Wednesday, May 09, 2007


MY NEW DOG

Tillie has a new dog. Well, it was supposed to be hers.

A guy on her dorm floor, David, has parents who raise Tibetan Terriers. He said that they sell the puppies, but that sometimes they have older dogs that didn't sell as puppies, and they would probably be willing to give Tillie one. If the logic of Tillie getting a dog escapes you--she lives in a dorm, she's going to be a live-in counselor at a church camp all summer, and she's living in a dorm again next year--you're right, but I'm a sucker for this sort of thing. Having successfully fought off pleas for a kitten at Christmas, my defenses were weakened. I said if they wanted to give her a Tibetan Terrier, I'd come over and pick it up.
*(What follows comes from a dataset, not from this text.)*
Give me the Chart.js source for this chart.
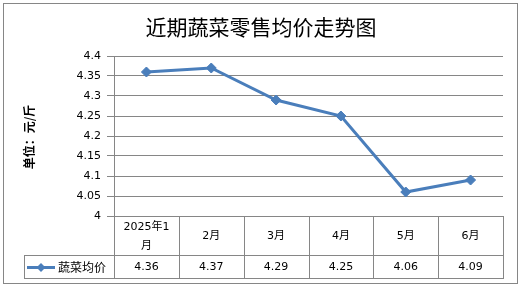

Two weeks later, I got the call to go to the dorm and pick up Tillie's new year-old Tibetan Terrier. He was black, matted, on the small side for a TT supposedly (according to the breeders, anyway--they said he was a runt) and very nervous about being away from his familiar people.

I drove over there and Tillie and a dog-loving friend from the dorm were sitting out in the rain with the dog. (Dogs are not allowed in the dorm buildings AT ALL, EVER, as we found when we tried to walk our lab into the dorm briefly while trick-or-treating with the little girls at Halloween. One of the Residence Hall Nazis, horrified, immediately shooed us out, as if we'd tried to lead a cattle drive through her building.)

So there they were in the rain. They said good-bye to the dog and retreated for drier quarters while I carried the dog to the car (he was apparently unacquainted with a leash). I'm not even sure Tillie really wanted this dog by this time, or if she was just taking him to be polite, having said she wanted him before she saw him. He was not a face-licking, love-everyone kind of dog. He was a matted, slightly smelly, get-me-outta-here kind of dog. Tillie hasn't shown much interest in him since. Of course, she has finals this week. She's busy. It's my dog, basically.

Anyway, I took him home. We named him Telemain, after a magician in the Dealing With Dragons book series.

I am a former dog groomer, and I couldn't stand the mats being in my house for one minute, so he got an immediate brushout and haircut and then a bath. That wasn't quite enough, so the next day he got another haircut, smoothing things out a bit more. After that he was starting to look pretty darn good. And I was very surprised that our nervous dog acted steady as a rock during his (somewhat painful) brushout. Most nervous dogs will snap when they feel pain. This guy was possibly one of the steadiest dogs I'd ever groomed, although he still obviously wanted to be somewhere else. Odd.

His hair was odd, too. The books say that TTs have hair something like human hair. They are supposed to be one of those breeds that you can get if you have allergies. At first I intended to just brush him out and keep all the hair, but it started to look pretty quickly like he'd suffer horribly through a humid Midwest summer with all that hair, so I took some off. It's amazing stuff, thick, but with no undercoat. I guess to survive in Tibet, you need some significant hair.

He actually looks a lot like a black cockapoo, but by golly, the dog really does seem to be a TT. He looks like the pictures in the books (minus some hair, now) and he acts like the descriptions. His shyness is apparently a feature of TTs, who, one book says, will turn and walk away when disturbed about something. He doesn't like strange people, and he's not thrilled about going places.

After about two days, we--especially I--ceased to fall into the "strange people" category, and I found myself with a pretty good dog. He follows me around. He lies at my feet when I'm on the computer. He sleeps by my side of the bed.

I was a bit down today over the usual struggles with Angelo, and I went in my room and lay down on the bed for a while. Telemain actually got up beside me and licked my face. The other dogs like me, but they don't show quite this intuitiveness. The books say that TTs tend to sense the emotions of their owners. Hmm.

The last thing we needed around here was another dog, but I like my new dog. David'll have to give Tillie one of her own someday.